The currently available deposit models are definitely way too fragmented and way too descriptive e.g. this is what deposit looks like vs these are the processes that happened to form it. Publicly available Mineral Systems also don't capture some of the key ore formation processes in my opinion.
We are currently building Cu Porphyries Mineral System workflow and it is a real headeache to study deposits and actually find literature on key formation processes. You end up just reading 20 pages about geochemistry and alteration footprint. SedCu was easier as petroleum industry actually studied basinal PROCESSES.
Petroleum has a one system, so I think there is a way to move towards more holistic system for mineral deposits as well.
Happy to have catch up on this topics.
@JrMiningGuy Also 100m EUR in oil & gas exploration perspective.
Cost of 2, max 3 offshore exploration wells.
It can also easily equal cost of multiclient seismic for one basin.
It makes sense to spend money on computing as well.
Seismic is definitely a heavy dataset. If they want to run analytics simultaneous on global seismic datasets it may be the case.
We do not have the same problem in mineral exploration - no high resolution 3D data over large regions.
A lot has also been recently solved with more optimised computing and modern databasea for geospatial data.
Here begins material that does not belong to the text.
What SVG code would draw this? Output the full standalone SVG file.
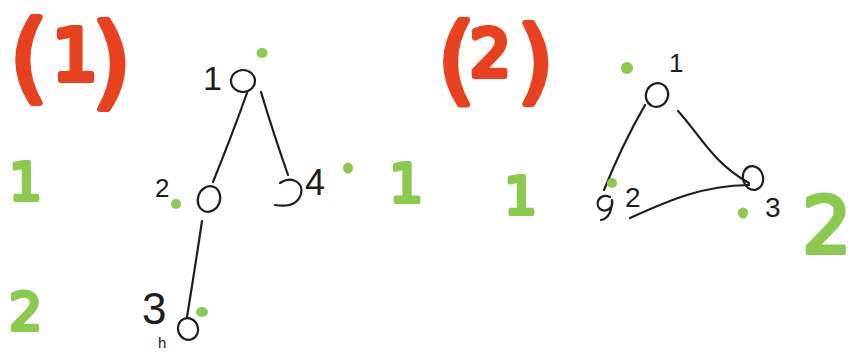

In other words we can do a lot more with relatively low computing cost. Trend is likely to continue seeing that this the challenge for large AI companies as well and many are working on better chips etc.
@0x_ale Great thread summarising problems and what is happening!
Looking forward to EU Inc. We are looking into moving our start up outside of EU due to all the red tape. Hoepfully EU Inc comes in time.